Published online 15 April 2008 | 452, 791 (2008) | doi:10.1038/452791b


Merck accused of disguising its role in research

Drug company used ghost-writers for papers published on Vioxx trials.

International drug giant Merck stands accused this week of manipulating research papers on one of its products published in medical journals.

Thousands of documents relating to Merck’s withdrawn painkiller rofecoxib (Vioxx) were made available as part of a legal action. They were reviewed by medical researchers paid by the litigants in the trial, which ended in 2006, and seem to show Merck’s extensive involvement in ghost-writing and ‘guest authorship’ of research and review papers. The results of the analysis are published this week in the Journal of the American Medical Association (JAMA).

By omitting the names — or downgrading the involvement — of drug-industry writers, and adding the names of academics who were not substantially involved in a paper, the industry’s role in research may be concealed. And doctors may be misled over the independence of the work.

“The idea of a company conducting a clinical trial, having its employees design the trial, analyse the data, write the paper, and then towards the very end recruit academic authors to put their name on the paper to give it that seal of supposed authenticity is very wrong,” says Joseph Ross, a doctor at Mount Sinai School of Medicine, New York, and one of those behind the analysis (J. S. Ross et al. JAMA 299, 1800–1812; 2008).

Ross and his colleagues closely scrutinized 250 documents released by Merck during the case relating to rofecoxib and say there are some strong suggestions of ghost-writing. For example, one of the Merck-held documents lists a number of clinical trials in which a Merck employee is to be author of the first draft of a manuscript. However, when these trials were published, in 16 of 20 of the articles an external academic is listed as first author.

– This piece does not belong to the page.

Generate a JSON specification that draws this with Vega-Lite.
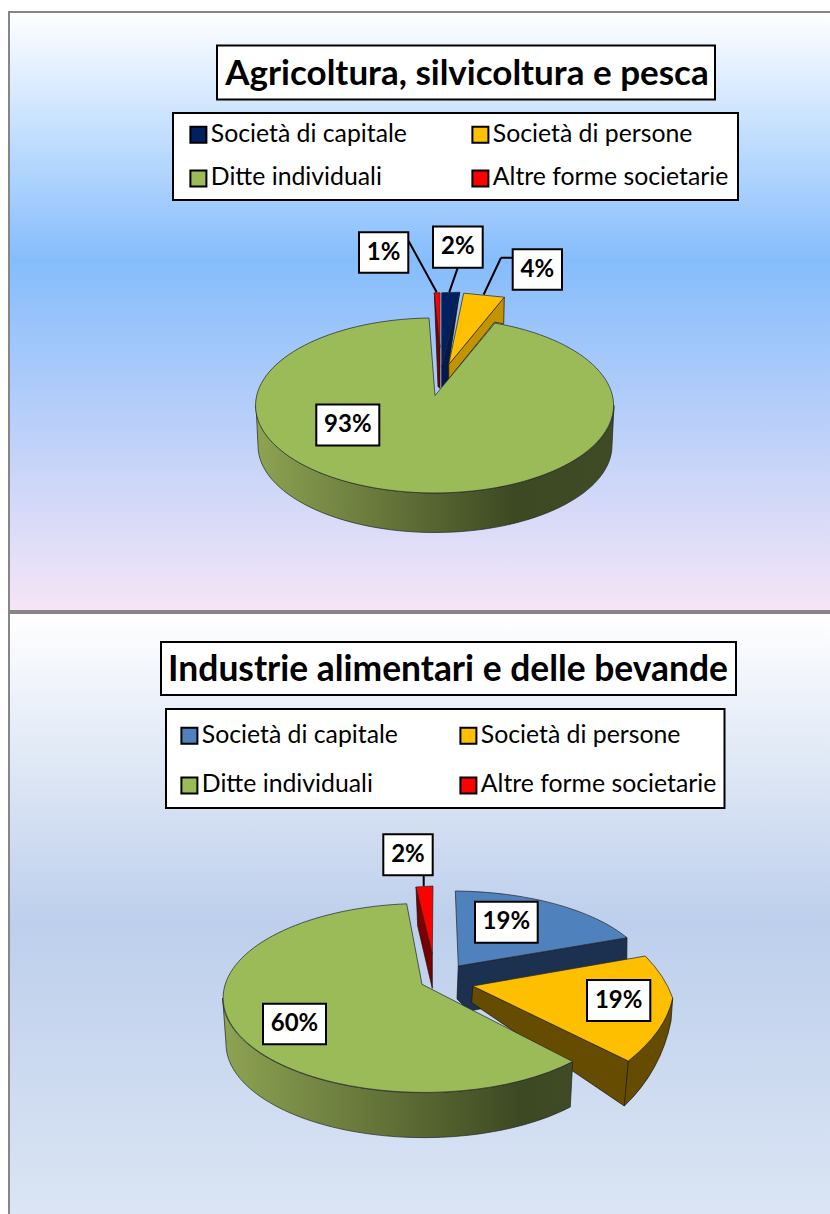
{
"$schema":"https://vega.github.io/schema/vega-lite/v6.json",
"padding":{"left":8,"top":11,"right":0,"bottom":0},
"background":"white",
"spacing":0,
"resolve":{"scale":{"color":"independent","shape":"independent","fill":"independent"},"legend":{"color":"independent"}},
"config":{"legend":{"strokeWidth":2},"font":"Lato"},
"datasets":{
"agri":[{"slice":"Società di capitale","share":0.02},{"slice":"Società di persone","share":0.04},{"slice":"Ditte individuali","share":0.93},{"slice":"Altre forme societarie","share":0.01}],
"food":[{"slice":"Società di capitale","share":0.19},{"slice":"Società di persone","share":0.19},{"slice":"Ditte individuali","share":0.60},{"slice":"Altre forme societarie","share":0.02}]
},
"vconcat":[
{"width":824,"height":599,
"title":{"text":"Agricoltura, silvicoltura e pesca","anchor":"middle","frame":"group","dx":46,"offset":-80,"font":"Lato","fontWeight":"bold","fontSize":35,"color":"black"},
"view":{"stroke":"#868686","strokeWidth":2,"fill":{"gradient":"linear","x1":0,"y1":0,"x2":0,"y2":1,"stops":[{"offset":0,"color":"#ffffff"},{"offset":0.415,"color":"#85bdfc"},{"offset":1,"color":"#f6e5f6"}]}},
"data":{"name":"agri"},
"resolve":{"scale":{"shape":"independent","fill":"independent"}},
"layer":[
{"mark":{"type":"point","shape":"M-204,-266 H294 V-212 H-204 Z","size":4,"filled":true,"fill":"white","stroke":"black","strokeWidth":2,"opacity":1},"transform":[{"filter":"datum.slice==='Ditte individuali'"}],"encoding":{}},
{"mark":{"type":"point","size":4,"filled":true,"opacity":1,"stroke":"#111","strokeWidth":0.7},
"transform":[{"filter":"datum.slice!=='Ditte individuali'"}],
"encoding":{
"fill":{"field":"slice","type":"nominal","legend":null,"scale":{"domain":["Società di capitale","Società di persone","Altre forme societarie"],"range":["#001a50","#c49300","#7a0000"]}},
"shape":{"field":"slice","type":"nominal","legend":null,"scale":{"domain":["Società di capitale","Società di persone","Altre forme societarie"],"range":["M38.7,-19.3 L27.7,52.3 L27.7,67.3 L20.7,75.7 L20.7,55.7 Z","M83.3,-14.3 L82.7,12.3 L73.5,10.7 L27.7,67.3 L27.7,53 Z","M13.3,-18.7 L19,36 L19,77 L17,75 Z"]}}
}},
{"mark":{"type":"point","shape":"M-165,94 A179,87.5 0 0 0 193,94 L191,134 A177,87 0 0 1 -163,134 Z","size":4,"filled":true,"opacity":1,"stroke":"#222","strokeWidth":0.7,"fill":{"gradient":"linear","x1":0,"y1":0,"x2":1,"y2":0,"stops":[{"offset":0,"color":"#8ea352"},{"offset":0.72,"color":"#3d4922"},{"offset":1,"color":"#3f4b24"}]}},
"transform":[{"filter":"datum.slice==='Ditte individuali'"}],"encoding":{}},
{"mark":{"type":"point","size":4,"filled":true,"opacity":1,"stroke":"#222","strokeWidth":0.7},
"encoding":{
"color":{"field":"slice","type":"nominal","sort":null,
"scale":{"domain":["Società di capitale","Società di persone","Ditte individuali","Altre forme societarie"],"range":["#002060","#ffc000","#9bbb59","#ff0000"]},
"legend":{"orient":"none","legendX":164,"legendY":101,"columns":2,"direction":"horizontal","title":null,"fillColor":"white","strokeColor":"black","padding":9,"symbolType":"square","symbolSize":256,"symbolStrokeColor":"black","symbolStrokeWidth":2,"symbolOffset":4,"labelFont":"Lato","labelFontSize":24.8,"labelColor":"black","labelOffset":0,"labelLimit":400,"rowPadding":18,"columnPadding":57,"gridAlign":"each"}},
"shape":{"field":"slice","type":"nominal","legend":null,"scale":{"domain":["Società di capitale","Società di persone","Ditte individuali","Altre forme societarie"],"range":["M20.7,-18.7 L38.7,-19.3 L20.7,55.7 Z","M42.7,-18.3 L83.3,-14.3 L27.7,53 Z","M14,84 L8,6.5 A179,87.5 0 1 0 74,11.6 Z","M13.3,-18.7 L19,-18.7 L19,36 Z"]}}
}},
{"mark":{"type":"point","size":4,"filled":true,"fill":"white","opacity":1,"stroke":"black","strokeWidth":2},
"encoding":{"shape":{"field":"slice","type":"nominal","legend":null,"scale":{"domain":["Società di capitale","Società di persone","Ditte individuali","Altre forme societarie"],"range":["M12,-85 H61.7 V-43.7 H12 Z M36.7,-43.7 L28.3,-19.3","M91.7,-62.3 H141 V-21.7 H91.7 Z M91.7,-53.7 L80,-53.7 M80,-53.7 L62.7,-17","M-104.7,93 H-41.7 V134 H-104.7 Z","M-62,-79.3 H-12.7 V-38.7 H-62 Z M-12.7,-71 L15.7,-19.3"]}}}},
{"mark":{"type":"text","font":"Lato","fontWeight":"bold","fontSize":24,"color":"black","baseline":"middle","align":"center",
"dx":{"expr":"{'Società di capitale':36.85,'Società di persone':116.35,'Ditte individuali':-73.2,'Altre forme societarie':-37.35}[datum.slice]"},
"dy":{"expr":"{'Società di capitale':-64.35,'Società di persone':-42,'Ditte individuali':113.5,'Altre forme societarie':-59}[datum.slice]"}},
"encoding":{"text":{"field":"share","type":"quantitative","format":".0%"}}}
]},
{"width":824,"height":606,
"title":{"text":"Industrie alimentari e delle bevande","anchor":"middle","frame":"group","dx":27,"offset":-75,"font":"Lato","fontWeight":"bold","fontSize":35.4,"color":"black"},
"view":{"stroke":"#868686","strokeWidth":2,"fill":{"gradient":"linear","x1":0,"y1":0,"x2":0,"y2":1,"stops":[{"offset":0,"color":"#ffffff"},{"offset":0.51,"color":"#bdcfec"},{"offset":1,"color":"#dbe5f4"}]}},
"data":{"name":"food"},
"resolve":{"scale":{"shape":"independent","fill":"independent"}},
"layer":[
{"mark":{"type":"point","yOffset":-3,"shape":"M-260,-271 H315 V-218 H-260 Z M-255,-204 H303.5 V-105 H-255 Z","size":4,"filled":true,"fill":"white","stroke":"black","strokeWidth":2,"opacity":1},"transform":[{"filter":"datum.slice==='Ditte individuali'"}],"encoding":{}},
{"mark":{"type":"point","yOffset":-2,"size":4,"filled":true,"opacity":1,"stroke":"#111","strokeWidth":0.7},
"transform":[{"filter":"datum.slice!=='Ditte individuali'"}],
"encoding":{
"fill":{"field":"slice","type":"nominal","legend":null,"scale":{"domain":["Società di capitale","Società di persone","Altre forme societarie"],"range":["#1c3150","#654c00","#7a0000"]}},
"shape":{"field":"slice","type":"nominal","legend":null,"scale":{"domain":["Società di capitale","Società di persone","Altre forme societarie"],"range":["M37.3,52 L206,23.7 L205.5,67 L48,97 L36,85 Z","M51.7,72 L207.3,147 Q245,117 251.7,84 L250,107 Q240,157 203.3,192 L50.7,88.7 Z M207.3,147 L203.3,192","M-5,-27 L11.3,40 L11.3,74.3 L-3.3,12 Z"]}}
}},
{"mark":{"type":"point","yOffset":-2,"shape":"M-198.3,84 A201,94.5 0 0 0 151.7,147.6 L149.3,193 A198,94 0 0 1 -195,130 Z","size":4,"filled":true,"opacity":1,"stroke":"#222","strokeWidth":0.7,"fill":{"gradient":"linear","x1":0,"y1":0,"x2":1,"y2":0,"stops":[{"offset":0,"color":"#8ea352"},{"offset":0.85,"color":"#3d4922"},{"offset":1,"color":"#3f4b24"}]}},
"transform":[{"filter":"datum.slice==='Ditte individuali'"}],"encoding":{}},
{"mark":{"type":"point","yOffset":-2,"size":4,"filled":true,"opacity":1,"stroke":"#222","strokeWidth":0.7},
"encoding":{
"color":{"field":"slice","type":"nominal","sort":null,
"scale":{"domain":["Società di capitale","Società di persone","Ditte individuali","Altre forme societarie"],"range":["#4f81bd","#fdbf00","#9bbb59","#ff0000"]},
"legend":{"orient":"none","legendX":157,"legendY":102,"columns":2,"direction":"horizontal","title":null,"padding":8,"symbolType":"square","symbolSize":256,"symbolStrokeColor":"black","symbolStrokeWidth":2,"symbolOffset":3,"labelFont":"Lato","labelFontSize":24.8,"labelColor":"black","labelOffset":0,"labelLimit":400,"rowPadding":24,"columnPadding":55,"gridAlign":"each"}},
"shape":{"field":"slice","type":"nominal","legend":null,"scale":{"domain":["Società di capitale","Società di persone","Ditte individuali","Altre forme societarie"],"range":["M34.3,-23 A200,90 0 0 1 206,23.7 L37.3,52 Z","M51.7,72 L224.3,42 Q244,62 251.7,84 Q245,117 207.3,147 Z","M1,70.3 L-14.3,-10.2 A201,94.5 0 1 0 151.7,147.6 Z","M-5,-27 L12,-28 L11.3,40 Z"]}}
}},
{"mark":{"type":"point","yOffset":-2,"size":4,"filled":true,"fill":"white","opacity":1,"stroke":"black","strokeWidth":2},
"encoding":{"shape":{"field":"slice","type":"nominal","legend":null,"scale":{"domain":["Società di capitale","Società di persone","Ditte individuali","Altre forme societarie"],"range":["M54,-12.3 H116.7 V28.7 H54 Z","M166,66 H229.3 V107 H166 Z","M-158,89.7 H-95 V130.3 H-158 Z","M-37.7,-79.7 H11.7 V-38.7 H-37.7 Z M2.7,-38.7 L2.7,-28"]}}}},
{"mark":{"type":"text","yOffset":-2,"font":"Lato","fontWeight":"bold","fontSize":24,"color":"black","baseline":"middle","align":"center",
"dx":{"expr":"{'Società di capitale':85.35,'Società di persone':197.65,'Ditte individuali':-126.5,'Altre forme societarie':-13}[datum.slice]"},
"dy":{"expr":"{'Società di capitale':8.2,'Società di persone':86.5,'Ditte individuali':110,'Altre forme societarie':-59.2}[datum.slice]"}},
"encoding":{"text":{"field":"share","type":"quantitative","format":".0%"}}}
]}
]
}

Where Ross’s team was able to identify manuscript drafts before and after leaving Merck, they found “scant documentary evidence” that authors subsequently named on studies were actually involved. A pattern of “inappropriately attributing authorship to academic authors and a failure to disclose relevant financial relations” emerges from the Merck documents, they say.

Another article based on documents from a separate court case reports “striking” disparities between mortality results for the drug in published papers and those contained in Merck’s internal analyses (B. M. Psaty and R. A. Kronmal JAMA 299, 1813–1817; 2008). Taken together, say two of JAMA’s editors, these papers show that Merck “apparently manipulated dozens of publications to promote one of its products”.

Merck rejects the allegations of manipulation and misrepresentation and denies that the documents show any wrongdoing. Jim Fitzpatrick, a partner at Merck’s external counsel Hughes Hubbard & Reed in New York, says, “These are allegations that were made by these particular authors who acted as experts for the plaintiffs in the Vioxx litigation, and during the course of that litigation Merck responded to all those allegations. Quite frankly, we think that a lot of the conclusions and statements in the articles are either outright incorrect or really misleading because they lack any context surrounding them.”